No one used front doors, always the back. To get into the house you walked down ally at the side of the house, through the gate, past the kitchen window of No.4. Around the
corner up the kitchen to the door which was in the corner where the kitchen joined the house. No 3's door was oppositeno 4’s. 1 and 2 used the pathway at the other end of
the cottages near the Tips. 3 Horseshoes. I expect a few years before the Sarney's moved in, food would have been cooked on the range in the 'middle' room and the kitchen
would have been a scullery, just used for washing up, washing and human washing.
Now the roof was more suitable and a much bigger window installed it was quite a useful room. The back door opened inwards. Behind the door was a chair, next to the chair
a washing machine with a mangle, later updated to a Hovermatic. A 90 degree angle made up of a wooden draining board flowing into a huge deep white 'stone' sink, under the
window. Then raised in the air to the kitchen roof an emersion heater. A small enamel bath half under the emersion heater. A legless enamel topped table on a board covering
the other half of the bath. Bathers sat in the bath, legs under the emersion heater your head rested on the gas cooker. A hole had to be chopped into the wall to accommodate
the cookers oven knob. You turned the gas on by the knob, lit it with a match, and the regulator was above the solid oven door. 90 degrees again and you were at the middle
room door. The 'raw' bricks were painted a green colour, I can't really describe the colour. It was quite bright but neither emerald or evergreen. Public toilet colour was
more like it, but I suppose in 1952 you had to buy what you could get. There were far more important things needed in those days. The top half was painted gloss cream. The
outside toilet was the same.
Friday night was bath night. Tea first, then the table was lifted off the bath, and placed in front of the middle room fire, towels piled on top. The board over the bath
stood outside. A fire roaring up the chimney. Barbara Senior, had first bath. Then me, little Barbara. Sim then poor David. David was still so little I think he was mainly
washed in the sink. Like most children in those days. Children washed and packed off to bed. The bath was luxuriously emptied by just pulling out the plug. I don't remember
ever having to use the tin bath from off the kitchen wall. Us kids would be washed in the sink and I would not be surprised if during a trip to Grannies at New Prospects,
Mum and Dad took the opportunity to have a bath there, until we were grand enough to have our own.

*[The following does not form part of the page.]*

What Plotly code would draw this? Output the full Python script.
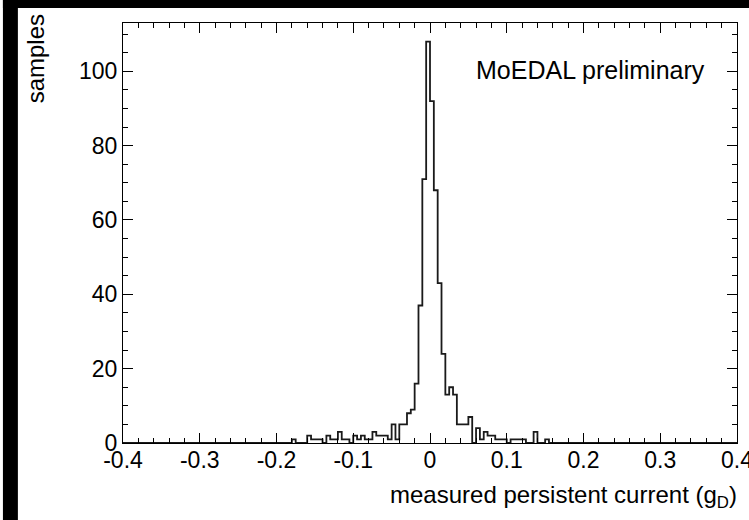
import numpy as np
import plotly.graph_objects as go

# ---- data ----
bin_width = 0.005
hist_lo, hist_hi = -0.4, 0.4
data_start = -0.18          # left edge of first listed bin
counts = [1, 0, 0, 0, 2, 1, 1, 1, 0, 2,
          1, 1, 3, 1, 1, 0, 2, 1, 2, 1,
          1, 3, 2, 2, 2, 1, 5, 1, 5, 5,
          8, 9, 16, 37, 71, 108, 92, 68, 43, 24,
          13, 15, 13, 5, 5, 5, 7, 0, 4, 1,
          3, 2, 2, 1, 1, 1, 0, 1, 1, 1,
          1, 0, 0, 3, 0, 0, 1]

x_tick_vals = [-0.4, -0.3, -0.2, -0.1, 0.0, 0.1, 0.2, 0.3, 0.4]
x_tick_text = ["-0.4", "-0.3", "-0.2", "-0.1", "0", "0.1", "0.2", "0.3", "0.4"]
y_tick_vals = [0, 20, 40, 60, 80, 100]
y_tick_text = ["0", "20", "40", "60", "80", "100"]

# ---- build full histogram ----
n_bins = int(round((hist_hi - hist_lo) / bin_width))
edges = np.round(np.linspace(hist_lo, hist_hi, n_bins + 1), 4)
pad_left = int(round((data_start - hist_lo) / bin_width))
pad_right = n_bins - pad_left - len(counts)
full = [0] * pad_left + counts + [0] * pad_right
step_y = full + [0]

FONT = "Liberation Sans, Arial, Helvetica, sans-serif"

fig = go.Figure()
fig.add_trace(go.Scatter(x=edges, y=step_y, mode="lines", line_shape="hv",
                         line=dict(color="#1a1a1a", width=1.8),
                         hoverinfo="skip", showlegend=False))

# page is captured slightly wider than the picture and squeezed horizontally
SX = 765 / 749
W, H = 765, 520
L, T = round(120 * SX), 23
R = W - round(736 * SX)
B = H - 443
pw, ph = W - L - R, H - T - B

def px(xs):
    return (xs * SX - L) / pw

def py(ys):
    return (H - B - ys) / ph

fig.update_layout(
    width=W, height=H,
    margin=dict(l=L, r=R, t=T, b=B, pad=0),
    paper_bgcolor="white", plot_bgcolor="white",
    showlegend=False,
    font=dict(family=FONT, color="black"),
)

fig.update_xaxes(
    range=[hist_lo, hist_hi], tickmode="array", tickvals=x_tick_vals, ticktext=x_tick_text,
    ticks="inside", ticklen=10, tickwidth=1, tickcolor="black",
    showline=True, linecolor="black", linewidth=1, mirror="ticks",
    showgrid=False, zeroline=False, ticklabeloverflow="allow", ticklabelstandoff=-4,
    minor=dict(tickmode="linear", tick0=0, dtick=0.02, ticks="inside", ticklen=5,
               tickwidth=1, tickcolor="black", showgrid=False),
    tickfont=dict(size=23, family=FONT, color="black"),
)
fig.update_yaxes(
    range=[0, 113], tickmode="array", tickvals=y_tick_vals, ticktext=y_tick_text,
    ticks="inside", ticklen=10, tickwidth=1, tickcolor="black",
    showline=True, linecolor="black", linewidth=1, mirror="ticks",
    showgrid=False, zeroline=False,
    minor=dict(tickmode="linear", tick0=0, dtick=5, ticks="inside", ticklen=5,
               tickwidth=1, tickcolor="black", showgrid=False),
    tickfont=dict(size=23, family=FONT, color="black"),
)

fig.add_annotation(text="MoEDAL preliminary", xref="paper", yref="paper",
                   x=px(472), y=py(70), xanchor="left", yanchor="middle",
                   showarrow=False, font=dict(size=25, family=FONT, color="black"))
fig.add_annotation(text="samples", xref="paper", yref="paper", textangle=-90,
                   x=px(33), y=py(12), xanchor="center", yanchor="top",
                   showarrow=False, font=dict(size=24, family=FONT, color="black"))
fig.add_annotation(text="measured persistent current (g<sub>D</sub>)", xref="paper", yref="paper",
                   x=px(738), y=py(496), xanchor="right", yanchor="middle",
                   showarrow=False, font=dict(size=24, family=FONT, color="black"))

# black strips on the top and left edges of the original picture
fig.add_shape(type="rect", xref="paper", yref="paper", x0=px(0), x1=px(749), y0=py(0), y1=py(8),
              fillcolor="black", line=dict(width=0), layer="above")
fig.add_shape(type="rect", xref="paper", yref="paper", x0=px(0), x1=px(15), y0=py(0), y1=py(H),
              fillcolor="black", line=dict(width=0), layer="above")

# place the figure at the top-left corner of the page (no default body margin)
page_css = ("document.body.style.margin='0';"
            "document.body.style.overflow='hidden';"
            "document.documentElement.style.overflow='hidden';")
fig.write_html("out.html", post_script=page_css, config={"displayModeBar": False})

There were two rooms down stairs. The middle room in which we had a drop leaf table and four chairs. The cupboard under the stairs was both pantry and coat cupboard. Up
stairs Dad made the front room upstairs into two bedrooms putting a partition across the room so David and I had our own bedroom with half a window each. There was room on
my side for a shelf one side of the fire place and a little yellow kidney shaped dressing table with a little yellow curtain the other side of the fire place. My bed was
one side of the partition David's the other. He also had a huge side board in his room. Poor boy he was 16 before he got a private bedroom. David always had to live in the
passage. I had to go through his room to get to mine. Later Mum and Dad had to go through his room to get to the new building to get to theirs. The front room down stairs
was used all the time, no best room for us.